Directive –
Reproduce the listing below exactly, minus its pictures.

[Records from a collection]
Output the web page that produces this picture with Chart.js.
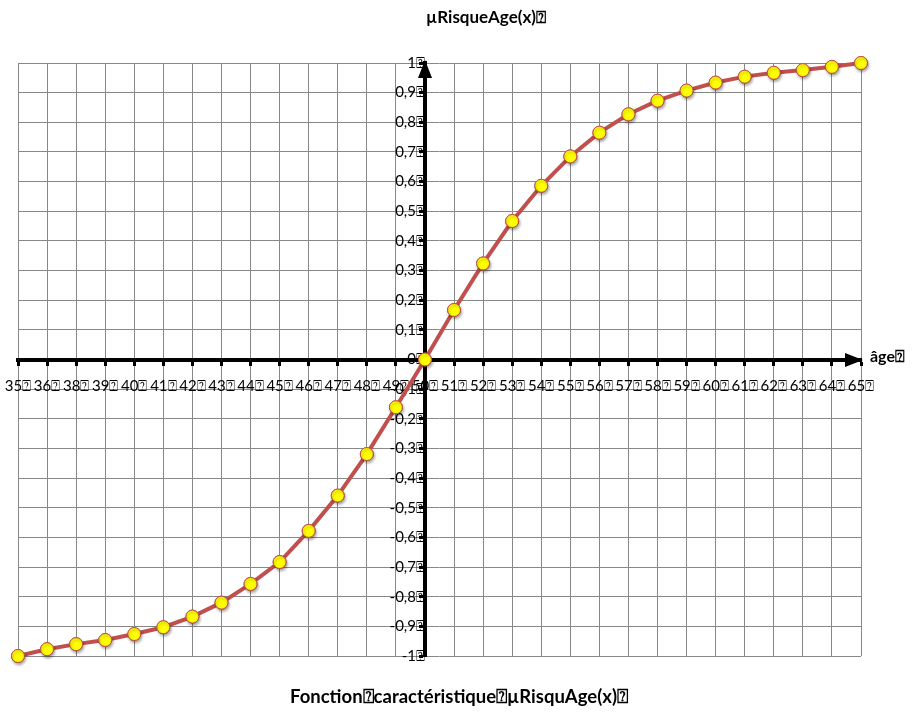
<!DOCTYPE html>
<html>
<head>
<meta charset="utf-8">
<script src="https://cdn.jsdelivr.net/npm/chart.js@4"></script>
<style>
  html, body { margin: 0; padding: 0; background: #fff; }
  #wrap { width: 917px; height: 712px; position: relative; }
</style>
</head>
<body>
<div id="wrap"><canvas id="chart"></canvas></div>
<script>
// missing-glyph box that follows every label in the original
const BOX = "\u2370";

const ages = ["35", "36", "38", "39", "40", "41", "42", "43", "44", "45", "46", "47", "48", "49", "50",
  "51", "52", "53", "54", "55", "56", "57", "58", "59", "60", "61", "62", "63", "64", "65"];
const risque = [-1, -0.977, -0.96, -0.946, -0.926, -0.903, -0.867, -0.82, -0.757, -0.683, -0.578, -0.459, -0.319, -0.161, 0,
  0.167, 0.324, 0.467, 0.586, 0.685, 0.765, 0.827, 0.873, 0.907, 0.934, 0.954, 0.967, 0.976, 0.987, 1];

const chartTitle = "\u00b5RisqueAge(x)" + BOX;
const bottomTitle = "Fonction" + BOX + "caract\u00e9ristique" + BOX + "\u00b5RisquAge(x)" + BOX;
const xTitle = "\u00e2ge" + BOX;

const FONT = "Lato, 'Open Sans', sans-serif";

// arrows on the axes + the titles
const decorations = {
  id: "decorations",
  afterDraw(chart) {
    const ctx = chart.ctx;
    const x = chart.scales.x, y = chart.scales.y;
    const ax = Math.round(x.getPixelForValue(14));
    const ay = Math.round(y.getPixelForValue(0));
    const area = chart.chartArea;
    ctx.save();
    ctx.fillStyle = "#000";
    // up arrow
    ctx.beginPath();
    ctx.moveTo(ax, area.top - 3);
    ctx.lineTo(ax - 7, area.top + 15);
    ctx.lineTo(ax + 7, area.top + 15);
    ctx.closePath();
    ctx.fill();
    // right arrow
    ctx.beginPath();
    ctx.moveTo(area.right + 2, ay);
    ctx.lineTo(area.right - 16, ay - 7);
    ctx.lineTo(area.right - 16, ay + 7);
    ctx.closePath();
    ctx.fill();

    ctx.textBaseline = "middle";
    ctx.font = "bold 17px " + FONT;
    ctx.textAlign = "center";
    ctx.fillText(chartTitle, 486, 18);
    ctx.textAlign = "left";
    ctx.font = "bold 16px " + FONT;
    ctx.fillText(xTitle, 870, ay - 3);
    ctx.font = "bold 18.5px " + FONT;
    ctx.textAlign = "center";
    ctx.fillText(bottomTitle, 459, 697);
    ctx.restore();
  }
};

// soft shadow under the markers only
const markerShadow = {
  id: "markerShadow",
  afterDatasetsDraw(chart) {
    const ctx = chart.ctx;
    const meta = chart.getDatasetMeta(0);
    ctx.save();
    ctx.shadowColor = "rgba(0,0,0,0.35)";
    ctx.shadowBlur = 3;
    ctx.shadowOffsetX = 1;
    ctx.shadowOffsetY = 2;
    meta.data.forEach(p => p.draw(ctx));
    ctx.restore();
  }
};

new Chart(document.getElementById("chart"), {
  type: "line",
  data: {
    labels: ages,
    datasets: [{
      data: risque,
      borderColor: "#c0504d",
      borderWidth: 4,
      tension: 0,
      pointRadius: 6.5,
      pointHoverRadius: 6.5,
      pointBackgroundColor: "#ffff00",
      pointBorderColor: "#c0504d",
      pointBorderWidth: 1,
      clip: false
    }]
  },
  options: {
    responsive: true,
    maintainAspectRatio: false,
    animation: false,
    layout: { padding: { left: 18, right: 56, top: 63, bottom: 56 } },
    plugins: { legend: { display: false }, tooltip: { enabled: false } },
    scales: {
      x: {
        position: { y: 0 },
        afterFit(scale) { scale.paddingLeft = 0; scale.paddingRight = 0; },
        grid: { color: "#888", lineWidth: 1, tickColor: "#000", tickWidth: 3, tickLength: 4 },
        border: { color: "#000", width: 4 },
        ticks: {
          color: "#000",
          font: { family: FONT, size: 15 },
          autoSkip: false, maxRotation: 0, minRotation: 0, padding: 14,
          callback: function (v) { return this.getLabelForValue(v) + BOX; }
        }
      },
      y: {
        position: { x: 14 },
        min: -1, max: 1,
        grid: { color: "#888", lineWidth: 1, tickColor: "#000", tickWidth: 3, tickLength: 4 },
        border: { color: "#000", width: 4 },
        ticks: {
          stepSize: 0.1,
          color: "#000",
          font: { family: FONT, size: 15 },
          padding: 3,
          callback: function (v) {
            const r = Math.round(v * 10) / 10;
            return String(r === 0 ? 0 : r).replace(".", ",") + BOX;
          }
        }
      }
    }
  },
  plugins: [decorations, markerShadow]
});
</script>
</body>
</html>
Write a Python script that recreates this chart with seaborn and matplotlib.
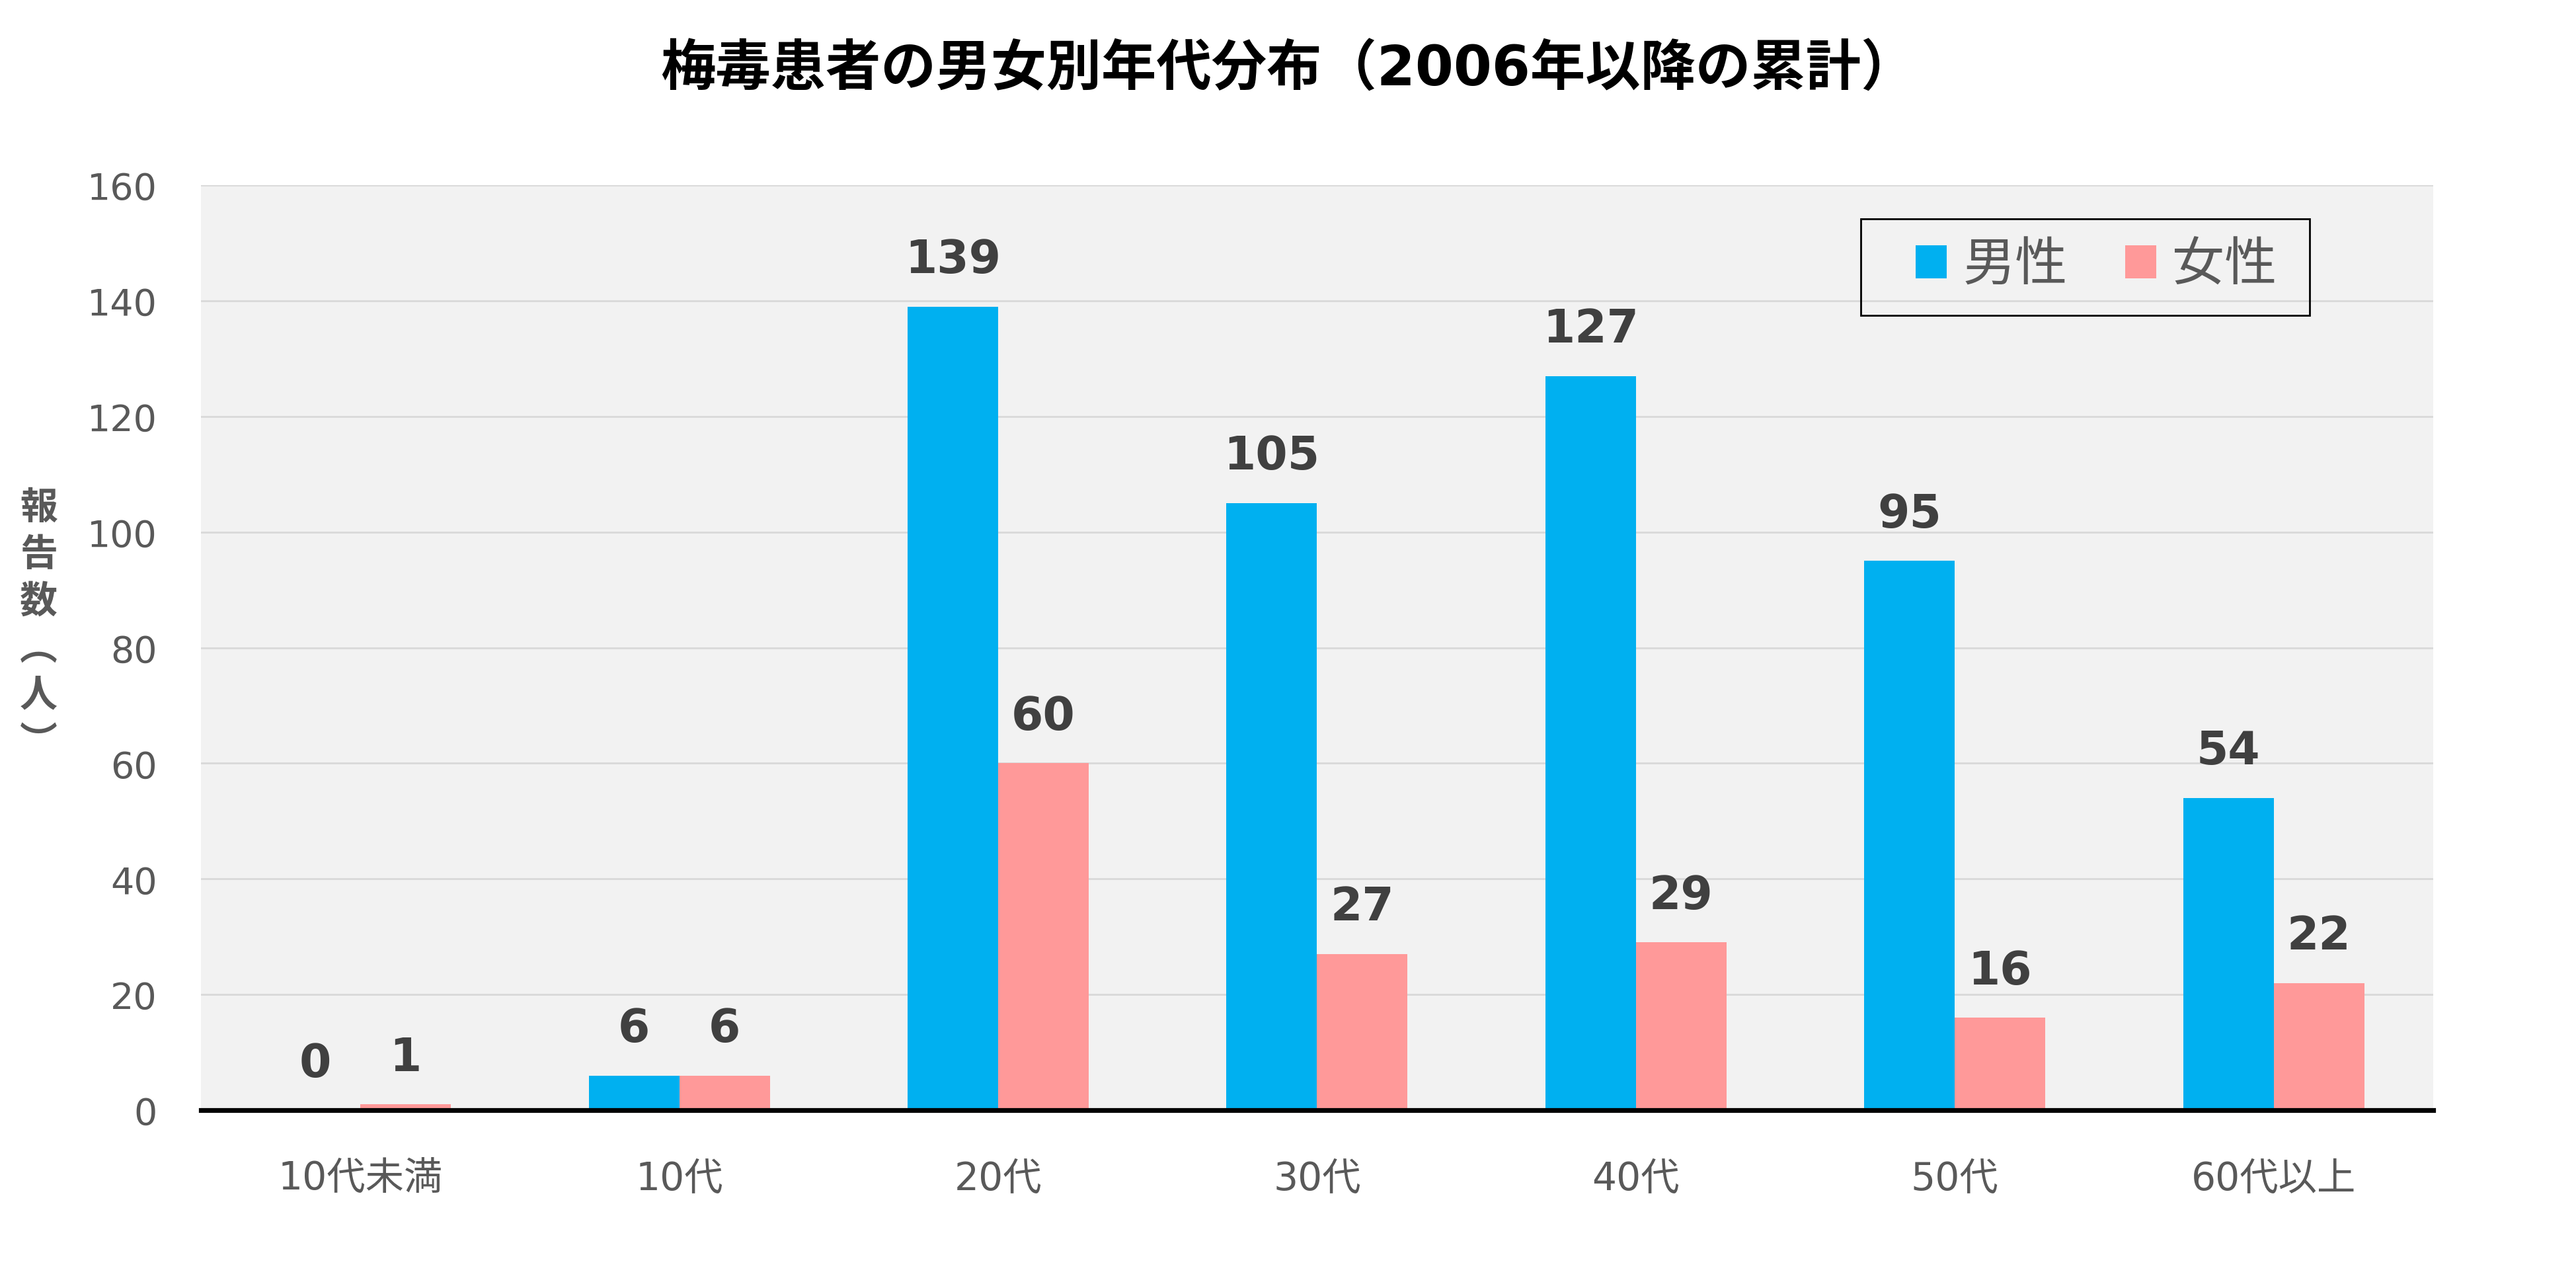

Exercise response –
Output the web page that produces this picture with Chart.js.
<!DOCTYPE html>
<html>
<head>
<meta charset="utf-8">
<script src="https://cdn.jsdelivr.net/npm/chart.js@4"></script>
<style>
  html, body { margin: 0; padding: 0; background: #fff; }
  #wrap { width: 917px; height: 712px; position: relative; }
</style>
</head>
<body>
<div id="wrap"><canvas id="chart"></canvas></div>
<script>
// missing-glyph box that follows every label in the original
const BOX = "\u2370";

const ages = ["35", "36", "38", "39", "40", "41", "42", "43", "44", "45", "46", "47", "48", "49", "50",
  "51", "52", "53", "54", "55", "56", "57", "58", "59", "60", "61", "62", "63", "64", "65"];
const risque = [-1, -0.977, -0.96, -0.946, -0.926, -0.903, -0.867, -0.82, -0.757, -0.683, -0.578, -0.459, -0.319, -0.161, 0,
  0.167, 0.324, 0.467, 0.586, 0.685, 0.765, 0.827, 0.873, 0.907, 0.934, 0.954, 0.967, 0.976, 0.987, 1];

const chartTitle = "\u00b5RisqueAge(x)" + BOX;
const bottomTitle = "Fonction" + BOX + "caract\u00e9ristique" + BOX + "\u00b5RisquAge(x)" + BOX;
const xTitle = "\u00e2ge" + BOX;

const FONT = "Lato, 'Open Sans', sans-serif";

// arrows on the axes + the titles
const decorations = {
  id: "decorations",
  afterDraw(chart) {
    const ctx = chart.ctx;
    const x = chart.scales.x, y = chart.scales.y;
    const ax = Math.round(x.getPixelForValue(14));
    const ay = Math.round(y.getPixelForValue(0));
    const area = chart.chartArea;
    ctx.save();
    ctx.fillStyle = "#000";
    // up arrow
    ctx.beginPath();
    ctx.moveTo(ax, area.top - 3);
    ctx.lineTo(ax - 7, area.top + 15);
    ctx.lineTo(ax + 7, area.top + 15);
    ctx.closePath();
    ctx.fill();
    // right arrow
    ctx.beginPath();
    ctx.moveTo(area.right + 2, ay);
    ctx.lineTo(area.right - 16, ay - 7);
    ctx.lineTo(area.right - 16, ay + 7);
    ctx.closePath();
    ctx.fill();

    ctx.textBaseline = "middle";
    ctx.font = "bold 17px " + FONT;
    ctx.textAlign = "center";
    ctx.fillText(chartTitle, 486, 18);
    ctx.textAlign = "left";
    ctx.font = "bold 16px " + FONT;
    ctx.fillText(xTitle, 870, ay - 3);
    ctx.font = "bold 18.5px " + FONT;
    ctx.textAlign = "center";
    ctx.fillText(bottomTitle, 459, 697);
    ctx.restore();
  }
};

// soft shadow under the markers only
const markerShadow = {
  id: "markerShadow",
  afterDatasetsDraw(chart) {
    const ctx = chart.ctx;
    const meta = chart.getDatasetMeta(0);
    ctx.save();
    ctx.shadowColor = "rgba(0,0,0,0.35)";
    ctx.shadowBlur = 3;
    ctx.shadowOffsetX = 1;
    ctx.shadowOffsetY = 2;
    meta.data.forEach(p => p.draw(ctx));
    ctx.restore();
  }
};

new Chart(document.getElementById("chart"), {
  type: "line",
  data: {
    labels: ages,
    datasets: [{
      data: risque,
      borderColor: "#c0504d",
      borderWidth: 4,
      tension: 0,
      pointRadius: 6.5,
      pointHoverRadius: 6.5,
      pointBackgroundColor: "#ffff00",
      pointBorderColor: "#c0504d",
      pointBorderWidth: 1,
      clip: false
    }]
  },
  options: {
    responsive: true,
    maintainAspectRatio: false,
    animation: false,
    layout: { padding: { left: 18, right: 56, top: 63, bottom: 56 } },
    plugins: { legend: { display: false }, tooltip: { enabled: false } },
    scales: {
      x: {
        position: { y: 0 },
        afterFit(scale) { scale.paddingLeft = 0; scale.paddingRight = 0; },
        grid: { color: "#888", lineWidth: 1, tickColor: "#000", tickWidth: 3, tickLength: 4 },
        border: { color: "#000", width: 4 },
        ticks: {
          color: "#000",
          font: { family: FONT, size: 15 },
          autoSkip: false, maxRotation: 0, minRotation: 0, padding: 14,
          callback: function (v) { return this.getLabelForValue(v) + BOX; }
        }
      },
      y: {
        position: { x: 14 },
        min: -1, max: 1,
        grid: { color: "#888", lineWidth: 1, tickColor: "#000", tickWidth: 3, tickLength: 4 },
        border: { color: "#000", width: 4 },
        ticks: {
          stepSize: 0.1,
          color: "#000",
          font: { family: FONT, size: 15 },
          padding: 3,
          callback: function (v) {
            const r = Math.round(v * 10) / 10;
            return String(r === 0 ? 0 : r).replace(".", ",") + BOX;
          }
        }
      }
    }
  },
  plugins: [decorations, markerShadow]
});
</script>
</body>
</html>
Write a Python script that recreates this chart with seaborn and matplotlib.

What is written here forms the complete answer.